3. Surat Telegram Nasional – Kapolri harus mengeluarkan telegram kepada seluruh Kapolda agar melindungi, bukan menghalangi, kerja jurnalistik.
4. Rapat Dengar Pendapat Umum (RDPU) – Komisi III DPR RI diminta menggelar RDPU terbuka bersama Dewan Pers, organisasi pers, dan masyarakat sipil untuk mempertanggungjawabkan kelalaian mereka.
Jika dalam 7×24 jam tuntutan ini diabaikan, AKBP akan melangkah lebih jauh: melaporkan Kapolda Jambi ke Kompolnas, memanggil Komisi III ke Mahkamah Kehormatan Dewan (MKD), dan menggelar aksi jalanan.
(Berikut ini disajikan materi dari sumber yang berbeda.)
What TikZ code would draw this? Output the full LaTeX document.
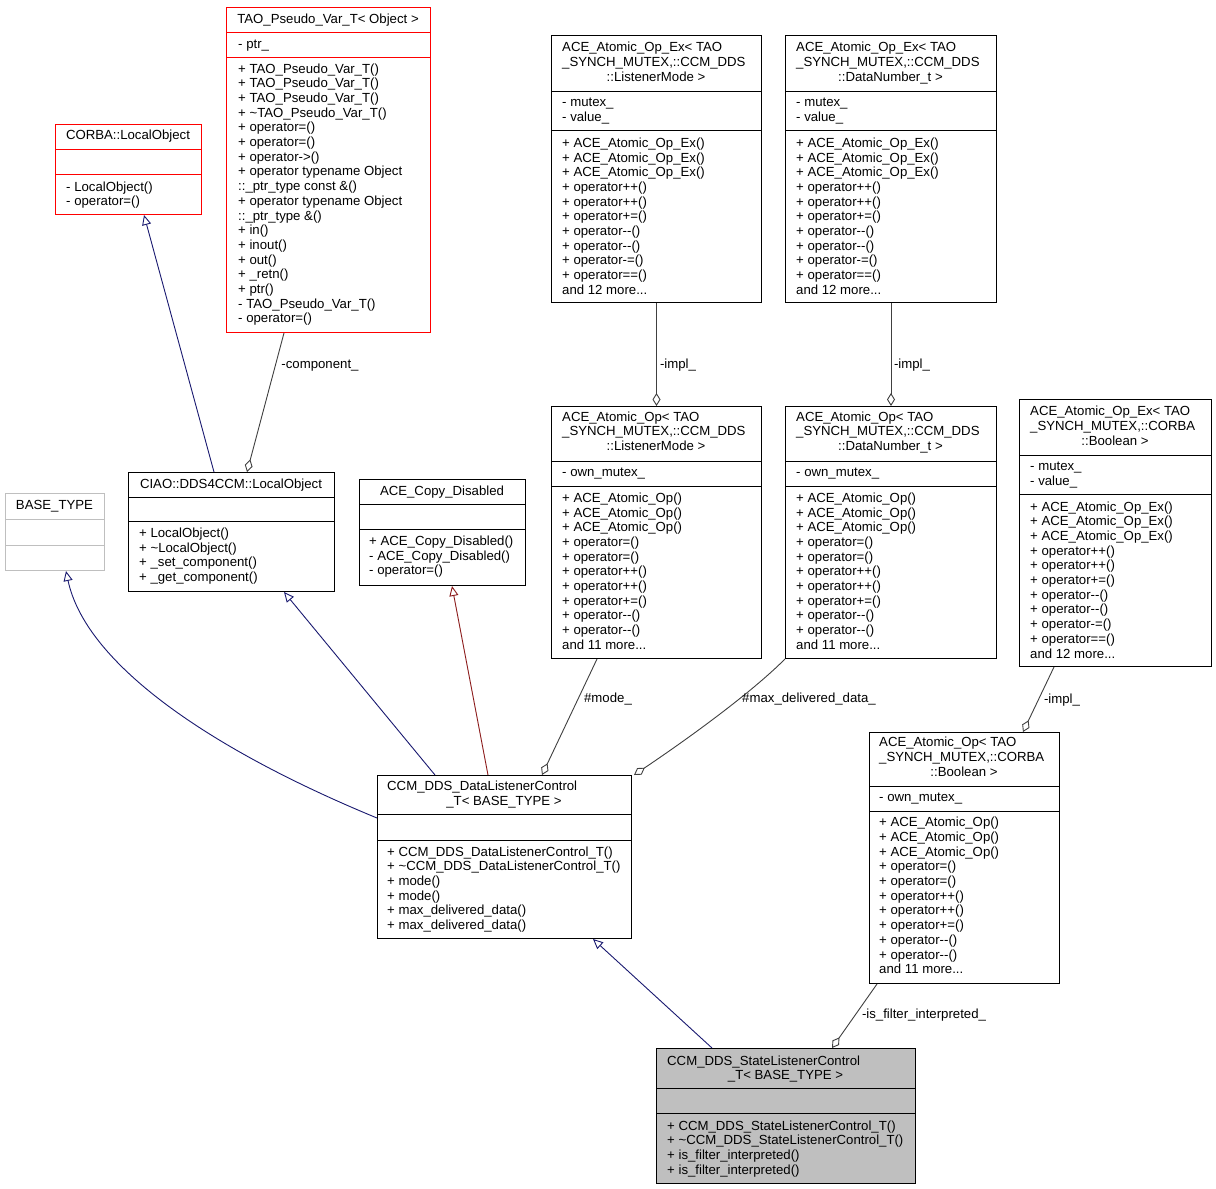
\documentclass[tikz,border=0pt]{standalone}
\usepackage{fontspec}
\setmainfont{Liberation Sans}
\usetikzlibrary{arrows.meta}
\definecolor{edgenavy}{HTML}{191970}
\definecolor{edgered}{HTML}{8B1A1A}
\definecolor{edgegray}{HTML}{404040}
\definecolor{grey75}{HTML}{BFBFBF}
\definecolor{boxred}{HTML}{FF0000}
\newcommand\LL[1]{\begin{tabular}[t]{@{}l@{}}#1\end{tabular}}
\newcommand\umlbox[8]{%
  \node[box,#1,minimum width={#5-#3},minimum height={#6-#4}] (#2) at (#3,#4) {};
  \draw[#1] (#2.west |- 0,#7) -- (#2.east |- 0,#7);
  \draw[#1] (#2.west |- 0,#8) -- (#2.east |- 0,#8);}
\newcommand\aexmethods{+ ACE\_Atomic\_Op\_Ex()\\+ ACE\_Atomic\_Op\_Ex()\\+ ACE\_Atomic\_Op\_Ex()\\+ operator++()\\+ operator++()\\+ operator+=()\\+ operator-{}-()\\+ operator-{}-()\\+ operator-=()\\+ operator==()\\and 12 more...}
\newcommand\aopmethods{+ ACE\_Atomic\_Op()\\+ ACE\_Atomic\_Op()\\+ ACE\_Atomic\_Op()\\+ operator=()\\+ operator=()\\+ operator++()\\+ operator++()\\+ operator+=()\\+ operator-{}-()\\+ operator-{}-()\\and 11 more...}
\tikzset{
  box/.style={draw, inner sep=0pt, anchor=north west, line width=1pt},
  txt/.style={inner sep=0pt, anchor=base west},
  ctr/.style={inner sep=0pt, anchor=base},
  lbl/.style={inner sep=0pt, anchor=base},
  inh/.style={draw=edgenavy, line width=0.9pt, -{Triangle[open, length=10pt, width=9pt]}},
  inhr/.style={draw=edgered, line width=0.9pt, -{Triangle[open, length=10pt, width=9pt]}},
  agg/.style={draw=edgegray, line width=0.9pt, -{Diamond[open, length=13pt, width=8pt]}},
}
\begin{document}
\begin{tikzpicture}[x=1pt, y=-1pt, font=\fontsize{13.2}{14.7}\selectfont]
\fill[white] (0,0) rectangle (1216,1189);
\useasboundingbox (0,0) rectangle (1216,1189);

% TAO_Pseudo_Var_T
\umlbox{draw=boxred}{tao}{226}{7}{430}{332}{32}{57}
\node[ctr] (tao-t) at (328,23) {TAO\_Pseudo\_Var\_T< Object >};
\node[txt] (tao-a) at (238,48) {- ptr\_};
\node[txt] (tao-m) at (238,73) {\LL{+ TAO\_Pseudo\_Var\_T()\\+ TAO\_Pseudo\_Var\_T()\\+ TAO\_Pseudo\_Var\_T()\\+ \textasciitilde TAO\_Pseudo\_Var\_T()\\+ operator=()\\+ operator=()\\+ operator->()\\+ operator typename Object\\::\_ptr\_type const \&()\\+ operator typename Object\\::\_ptr\_type \&()\\+ in()\\+ inout()\\+ out()\\+ \_retn()\\+ ptr()\\- TAO\_Pseudo\_Var\_T()\\- operator=()}};

% CORBA::LocalObject
\umlbox{draw=boxred}{corba}{55}{124}{201}{214}{149}{174}
\node[ctr] (corba-t) at (128,139.5) {CORBA::LocalObject};
\node[txt] (corba-m) at (66,191) {\LL{- LocalObject()\\- operator=()}};

% BASE_TYPE
\umlbox{draw=grey75}{base}{5}{493}{104}{570}{519}{545}
\node[ctr] (base-t) at (54.5,509.5) {BASE\_TYPE};

% CIAO::DDS4CCM::LocalObject
\umlbox{draw=black}{ciao}{128}{472}{334}{591}{497}{521}
\node[ctr] (ciao-t) at (231,488) {CIAO::DDS4CCM::LocalObject};
\node[txt] (ciao-m) at (139,537.5) {\LL{+ LocalObject()\\+ \textasciitilde LocalObject()\\+ \_set\_component()\\+ \_get\_component()}};

% ACE_Copy_Disabled
\umlbox{draw=black}{copy}{359}{479}{525}{585}{504}{529}
\node[ctr] (copy-t) at (442,495) {ACE\_Copy\_Disabled};
\node[txt] (copy-m) at (369,545.5) {\LL{+ ACE\_Copy\_Disabled()\\- ACE\_Copy\_Disabled()\\- operator=()}};

% ACE_Atomic_Op_Ex ListenerMode
\umlbox{draw=black}{aexlm}{551}{35}{761}{302}{91}{130}
\node[txt] (aexlm-t) at (562,51.7) {\LL{ACE\_Atomic\_Op\_Ex< TAO\\\_SYNCH\_MUTEX,::CCM\_DDS}};
\node[ctr] (aexlm-t3) at (656,81.1) {::ListenerMode >};
\node[txt] (aexlm-a) at (562,106.7) {\LL{- mutex\_\\- value\_}};
\node[txt] (aexlm-m) at (562,147.3) {\LL{\aexmethods}};

% ACE_Atomic_Op_Ex DataNumber
\umlbox{draw=black}{aexdn}{785}{35}{996}{302}{91}{130}
\node[txt] (aexdn-t) at (796,51.7) {\LL{ACE\_Atomic\_Op\_Ex< TAO\\\_SYNCH\_MUTEX,::CCM\_DDS}};
\node[ctr] (aexdn-t3) at (890.5,81.1) {::DataNumber\_t >};
\node[txt] (aexdn-a) at (796,106.7) {\LL{- mutex\_\\- value\_}};
\node[txt] (aexdn-m) at (796,147.3) {\LL{\aexmethods}};

% ACE_Atomic_Op ListenerMode
\umlbox{draw=black}{aoplm}{551}{406}{761}{658}{461}{486}
\node[txt] (aoplm-t) at (562,421) {\LL{ACE\_Atomic\_Op< TAO\\\_SYNCH\_MUTEX,::CCM\_DDS}};
\node[ctr] (aoplm-t3) at (656,450.4) {::ListenerMode >};
\node[txt] (aoplm-a) at (562,476.7) {- own\_mutex\_};
\node[txt] (aoplm-m) at (562,502.3) {\LL{\aopmethods}};

% ACE_Atomic_Op DataNumber
\umlbox{draw=black}{aopdn}{785}{406}{996}{658}{461}{486}
\node[txt] (aopdn-t) at (796,421) {\LL{ACE\_Atomic\_Op< TAO\\\_SYNCH\_MUTEX,::CCM\_DDS}};
\node[ctr] (aopdn-t3) at (890.5,450.4) {::DataNumber\_t >};
\node[txt] (aopdn-a) at (796,476.7) {- own\_mutex\_};
\node[txt] (aopdn-m) at (796,502.3) {\LL{\aopmethods}};

% ACE_Atomic_Op_Ex Boolean
\umlbox{draw=black}{aexb}{1019}{399}{1211}{666}{455}{494}
\node[txt] (aexb-t) at (1030,415.7) {\LL{ACE\_Atomic\_Op\_Ex< TAO\\\_SYNCH\_MUTEX,::CORBA}};
\node[ctr] (aexb-t3) at (1115,445.1) {::Boolean >};
\node[txt] (aexb-a) at (1030,470.7) {\LL{- mutex\_\\- value\_}};
\node[txt] (aexb-m) at (1030,511) {\LL{\aexmethods}};

% ACE_Atomic_Op Boolean
\umlbox{draw=black}{aopb}{869}{732}{1059}{983}{786}{811}
\node[txt] (aopb-t) at (879,746.7) {\LL{ACE\_Atomic\_Op< TAO\\\_SYNCH\_MUTEX,::CORBA}};
\node[ctr] (aopb-t3) at (964,776.1) {::Boolean >};
\node[txt] (aopb-a) at (879,801.7) {- own\_mutex\_};
\node[txt] (aopb-m) at (879,826.7) {\LL{\aopmethods}};

% CCM_DDS_DataListenerControl_T
\umlbox{draw=black}{dlc}{377}{775}{631}{938}{814}{840}
\node[txt] (dlc-t) at (387,790.7) {CCM\_DDS\_DataListenerControl};
\node[ctr] (dlc-t2) at (504,805.4) {\_T< BASE\_TYPE >};
\node[txt] (dlc-m) at (387,856) {\LL{+ CCM\_DDS\_DataListenerControl\_T()\\+ \textasciitilde CCM\_DDS\_DataListenerControl\_T()\\+ mode()\\+ mode()\\+ max\_delivered\_data()\\+ max\_delivered\_data()}};

% CCM_DDS_StateListenerControl_T
\umlbox{draw=black,fill=grey75}{slc}{656}{1048}{915}{1183}{1088}{1113}
\node[txt] (slc-t) at (667,1065) {CCM\_DDS\_StateListenerControl};
\node[ctr] (slc-t2) at (785.5,1079.7) {\_T< BASE\_TYPE >};
\node[txt] (slc-m) at (667,1130) {\LL{+ CCM\_DDS\_StateListenerControl\_T()\\+ \textasciitilde CCM\_DDS\_StateListenerControl\_T()\\+ is\_filter\_interpreted()\\+ is\_filter\_interpreted()}};

% ---- connectors ----
\draw[inh] ([xshift=86pt]ciao.north west) -- ([xshift=89pt]corba.south west);
\draw[agg] ([xshift=58pt]tao.south west) -- ([xshift=119pt]ciao.north west);
\node[lbl] (l-comp) at (320,368) {-component\_};
\draw[inh] ([yshift=-43pt]dlc.north west) .. controls (200,745) and (85,660) .. ([xshift=61pt]base.south west);
\draw[inh] ([xshift=58pt]dlc.north west) -- ([xshift=156pt]ciao.south west);
\draw[inhr] ([xshift=111pt]dlc.north west) -- ([xshift=93pt]copy.south west);
\draw[agg] ([xshift=46pt]aoplm.south west) -- ([xshift=165pt]dlc.north west);
\node[lbl] (l-mode) at (608,702) {\#mode\_};
\draw[agg] (aopdn.south west) .. controls (751,693) and (689,738) .. ([xshift=257pt]dlc.north west);
\node[lbl] (l-maxd) at (809,702) {\#max\_delivered\_data\_};
\draw[agg] (aexlm.south) -- (aoplm.north);
\node[lbl] (l-impl1) at (678,368) {-impl\_};
\draw[agg] (aexdn.south) -- (aopdn.north);
\node[lbl] (l-impl2) at (912,368) {-impl\_};
\draw[agg] ([xshift=35pt]aexb.south west) -- ([xshift=154pt]aopb.north west);
\node[lbl] (l-impl3) at (1062,703) {-impl\_};
\draw[agg] ([xshift=8pt]aopb.south west) -- ([xshift=176pt]slc.north west);
\node[lbl] (l-isf) at (924,1018) {-is\_filter\_interpreted\_};
\draw[inh] ([xshift=56pt]slc.north west) -- ([xshift=216pt]dlc.south west);
\end{tikzpicture}
\end{document}
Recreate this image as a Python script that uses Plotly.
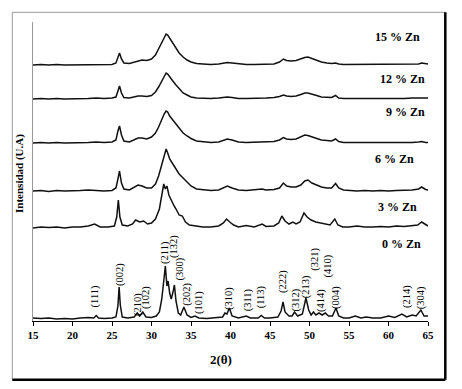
import plotly.graph_objects as go

# ---------------- data ----------------
x_0 = [15, 16, 17, 18, 19, 20, 21, 22, 22.7, 23.0, 23.3, 24, 25, 25.5, 25.75, 25.9, 26.05, 26.3,
       27, 27.8, 28.2, 28.5, 28.9, 29.3, 30, 30.6, 31.0, 31.3, 31.55, 31.75, 31.95, 32.1, 32.3,
       32.5, 32.75, 32.9, 33.1, 33.4, 33.7, 34.1, 34.5, 35, 35.5, 36, 37, 38, 39, 39.3, 39.55,
       39.85, 40.2, 41, 42, 42.5, 43.5, 43.9, 44.3, 45, 46, 46.4, 46.65, 46.9, 47.4, 47.8, 48.1,
       48.5, 49.1, 49.55, 49.9, 50.2, 50.5, 50.8, 51.2, 51.6, 52.0, 52.4, 52.9, 53.35, 53.7,
       54.3, 55, 55.8, 56.5, 57.2, 58, 59, 60, 60.8, 61.7, 62.3, 63.0, 63.5, 64.1, 64.5, 65]
zn_0 = [3, 2.5, 3, 2, 2.5, 2, 3, 3.5, 3, 5.5, 3, 2.5, 3, 4, 15, 34, 16, 4,
        3, 4, 8, 5, 9, 4, 3.5, 5, 9, 22, 40, 55, 35, 40, 28,
        22, 30, 36, 20, 8, 6, 14, 6, 3.5, 5, 3, 2.5, 3, 4, 8, 7,
        13, 5, 3, 5, 3, 3, 5.5, 3, 3, 4, 10, 19, 9, 5, 5, 9,
        5, 7, 23, 11, 6, 9, 6, 8, 6, 8, 5, 5, 13, 5,
        3, 3, 5, 3, 4, 3, 3, 5, 3.5, 7, 4, 6, 5, 11, 5, 5]

x_3 = [15, 16, 17, 18, 19, 20, 21, 22, 22.8, 23.5, 24.5, 25.3, 25.6, 25.8, 26.0, 26.3, 27, 27.6,
       28.0, 28.5, 29.0, 29.5, 30, 30.5, 31.0, 31.3, 31.55, 31.75, 31.95, 32.2, 32.5, 32.8, 33.1,
       33.5, 33.9, 34.3, 34.8, 35.5, 36.5, 37.5, 38.5, 39.1, 39.5, 39.9, 40.4, 41, 42, 43, 44,
       44.5, 45.5, 46.1, 46.5, 46.9, 47.4, 47.9, 48.3, 48.8, 49.3, 49.7, 50.2, 50.8, 51.4, 52,
       52.6, 53.2, 53.6, 54.2, 55, 56, 57, 58, 59, 60, 61, 62, 63, 63.7, 64.2, 64.7, 65]
zn_3 = [93, 94, 93.5, 94, 93, 94, 94, 95, 97, 94, 94, 95, 104, 121, 104, 96, 95, 97,
        101, 99, 100, 97, 98, 102, 112, 125, 137, 132, 135, 126, 120, 116, 112,
        106, 105, 99, 96, 95, 94, 94, 95, 98, 102, 99, 96, 94, 95.5, 94, 97,
        94.5, 95, 98, 105, 100, 97, 99, 97, 99, 108, 104, 101, 99, 98, 97,
        96, 102, 96, 94, 94, 95, 94, 94, 94.5, 94, 95, 94.5, 95, 96, 99, 96, 95]

x_hi = [15, 16, 17, 18, 19, 20, 21, 22, 23, 24, 25,
        25.5, 25.75, 25.95, 26.2, 26.5,
        27.2, 27.8, 28.3, 28.8, 29.4,
        30, 30.5, 30.9, 31.3, 31.6,
        31.85, 32.05, 32.3, 32.7, 33.1,
        33.5, 34, 34.5, 35, 35.7,
        36.5, 37.5, 38.5, 39.1, 39.6,
        40.2, 41, 42, 43, 44,
        44.5, 45.5, 46.2, 46.7, 47.1,
        47.7, 48.3, 48.9, 49.4, 49.8,
        50.3, 50.9, 51.5, 52.2, 52.8,
        53.3, 53.7, 54.3, 55, 56,
        57, 58, 59, 60, 61,
        62, 63, 63.8, 64.2, 64.7,
        65]
zn_6 = [130, 130.5, 129.5, 130.5, 130, 130, 130.5, 131, 130.5, 130, 130.5,
        133, 142, 150, 138, 132,
        131, 134, 136, 135, 133,
        133, 137, 145, 156, 166,
        172, 168, 162, 157, 152,
        147, 143, 139, 135, 132,
        131, 130.5, 131, 133, 135,
        133, 131, 130.5, 131, 132,
        131, 131.5, 133, 138, 135,
        134, 134, 136, 140, 141,
        138, 136, 134, 133, 133,
        137.5, 133, 131, 130.5, 130,
        130.5, 130, 130.5, 130, 130.5,
        130.5, 131, 132, 134, 131.5,
        131]
zn_9 = [178, 178.5, 178, 178.5, 178, 178, 178.5, 178.5, 179, 178.5, 179,
        181, 190, 195, 186, 180,
        179, 181, 183, 183, 182,
        184, 188, 194, 202, 207,
        210, 209, 205, 201, 196,
        192, 188, 185, 182.5, 180,
        179, 178.5, 179, 181, 182,
        181, 179, 178.5, 179, 179,
        179, 179.5, 181, 183.5, 182,
        181.5, 182, 184, 186, 185.5,
        184, 183, 181, 180.5, 180,
        182, 179.5, 178.5, 178.5, 178,
        178.5, 178, 178.5, 178.5, 178,
        178.5, 178.5, 179, 179.5, 178.5,
        178.5]
zn_12 = [222, 222.5, 222, 222.5, 222, 222, 222.5, 222.5, 223, 222.5, 223,
         224, 230, 235, 228, 223.5,
         223, 224, 225, 225, 224.5,
         225.5, 229, 234, 240, 245,
         248, 247, 244, 240, 236,
         232, 228, 226, 224, 223,
         222.5, 222.5, 223, 223.5, 224,
         223.5, 222.5, 222.5, 222.5, 223,
         223, 223.5, 224.5, 226, 225,
         224.5, 225, 226.5, 228, 228,
         226.5, 225.5, 224, 223.5, 223.5,
         225.5, 223, 222.5, 222.5, 222,
         222.5, 222.5, 222, 222.5, 222.5,
         222.5, 223, 223, 223.5, 223,
         223]
zn_15 = [256, 256.5, 256, 256.5, 256, 256, 256.5, 256.5, 256.5, 256, 256.5,
         258, 264, 268, 262, 258,
         257.5, 259, 260, 261, 260.5,
         262, 266, 272, 279, 284,
         287, 286, 283, 278, 273,
         268, 264, 261, 259, 257.5,
         257, 256.5, 257, 257.5, 258.5,
         258, 257, 256.5, 256.5, 256.5,
         256.5, 257, 259, 262, 260.5,
         260, 260.5, 262.5, 263.5, 264,
         262.5, 260.5, 259, 258, 257.5,
         258, 257, 256.5, 256.5, 256.5,
         256.5, 256.5, 256.5, 257, 256.5,
         257, 257, 257, 258, 257.5,
         257]

series_names = ["0 % Zn", "3 % Zn", "6 % Zn", "9 % Zn", "12 % Zn", "15 % Zn"]
series_label_x = [61.6, 61.1, 60.8, 62.2, 61.8, 61.2]
series_label_y = [77, 114, 162, 209, 242, 284]

hkl_labels = ["(111)", "(002)", "(210)", "(102)", "(211)", "(132)", "(300)", "(202)", "(101)",
              "(310)", "(311)", "(113)", "(222)", "(312)", "(213)", "(321)", "(414)", "(410)",
              "(004)", "(214)", "(304)"]
hkl_x = [22.9, 26.0, 28.3, 29.3, 31.7, 32.85, 33.55, 34.45, 36.0, 39.8, 42.25, 43.9, 46.65,
         48.35, 49.6, 50.65, 51.45, 52.4, 53.35, 62.35, 64.15]
hkl_y = [25, 47, 16, 24, 69, 74, 52, 27, 19, 23, 21, 24, 39, 21, 34, 62, 21, 55, 24, 24, 23]

x_ticks = [15, 20, 25, 30, 35, 40, 45, 50, 55, 60, 65]

# ---------------- figure ----------------
SERIF = "Liberation Serif, Times New Roman, serif"
fig = go.Figure()
all_x = [x_0, x_3, x_hi, x_hi, x_hi, x_hi]
all_y = [zn_0, zn_3, zn_6, zn_9, zn_12, zn_15]
for xs, ys, nm in zip(all_x, all_y, series_names):
    fig.add_trace(go.Scatter(x=xs, y=ys, mode="lines", name=nm,
                             line=dict(color="#111111", width=1.5), showlegend=False))

ann = []
for t, x, y in zip(series_names, series_label_x, series_label_y):
    ann.append(dict(x=x, y=y, xref="x", yref="y", text=t, showarrow=False,
                    xanchor="center", yanchor="middle",
                    font=dict(family=SERIF, size=12, color="black", weight="bold")))
for t, x, y in zip(hkl_labels, hkl_x, hkl_y):
    ann.append(dict(x=x, y=y, xref="x", yref="y", text=t, showarrow=False, textangle=-90,
                    xanchor="center", yanchor="middle",
                    font=dict(family=SERIF, size=10.5, color="black")))
ann.append(dict(x=0.476, y=-0.130, xref="paper", yref="paper", text="2(θ)", showarrow=False,
                xanchor="center", yanchor="middle",
                font=dict(family=SERIF, size=13, color="black", weight="bold")))
ann.append(dict(x=-0.033, y=0.495, xref="paper", yref="paper", text="Intensidad (U.A)",
                showarrow=False, textangle=-90, xanchor="center", yanchor="middle",
                font=dict(family=SERIF, size=11, color="black", weight="bold")))

L, R, T, B = -0.0524, 1.0438, 1.0324, -0.1967
shapes = [
    dict(type="line", xref="paper", yref="paper", x0=L, x1=L, y0=B, y1=T,
         line=dict(color="#9a9a9a", width=1)),
    dict(type="line", xref="paper", yref="paper", x0=L, x1=R, y0=T, y1=T,
         line=dict(color="#9a9a9a", width=1)),
    dict(type="line", xref="paper", yref="paper", x0=R, x1=R, y0=B, y1=T,
         line=dict(color="black", width=2.5)),
    dict(type="line", xref="paper", yref="paper", x0=L, x1=R, y0=B, y1=B,
         line=dict(color="black", width=2.5)),
]

fig.update_layout(
    width=462, height=389,
    margin=dict(l=33, r=34, t=22, b=68),
    paper_bgcolor="white", plot_bgcolor="white",
    annotations=ann, shapes=shapes,
    xaxis=dict(range=[15, 65], tickvals=x_ticks, ticks="outside", ticklen=4,
               tickcolor="black", showline=True, linecolor="black", linewidth=1,
               showgrid=False, zeroline=False,
               tickfont=dict(family=SERIF, size=11, color="black", weight="bold")),
    yaxis=dict(range=[0, 299], showticklabels=False, ticks="", showline=True,
               linecolor="#9a9a9a", linewidth=1, showgrid=False, zeroline=False),
)
fig.write_html("out.html", config={"displayModeBar": False},
               post_script="document.body.style.margin='0';document.body.style.overflow='hidden';")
Ujian Besar Kapolri dan DPR RI
Kasus Jambi kini menjadi tolak ukur keberanian Kapolri Listyo Sigit dan integritas Komisi III DPR RI. Apakah mereka akan menegakkan hukum yang mereka sendiri buat, atau membiarkan hukum dipermainkan di depan publik?
“Kepercayaan publik terhadap Polri dan DPR terlalu mahal untuk dikorbankan demi arogansi sesaat,” tegas Alion. “Kami tidak akan diam. Demokrasi bukan hadiah, tapi hak yang harus diperjuangkan.”
Kasus ini bukan hanya tentang Jambi, tetapi alarm nasional. Jika undang-undang bisa diinjak di markas kepolisian dan disaksikan langsung wakil rakyat tanpa perlawanan, siapa yang bisa menjamin kebebasan pers di tempat lain?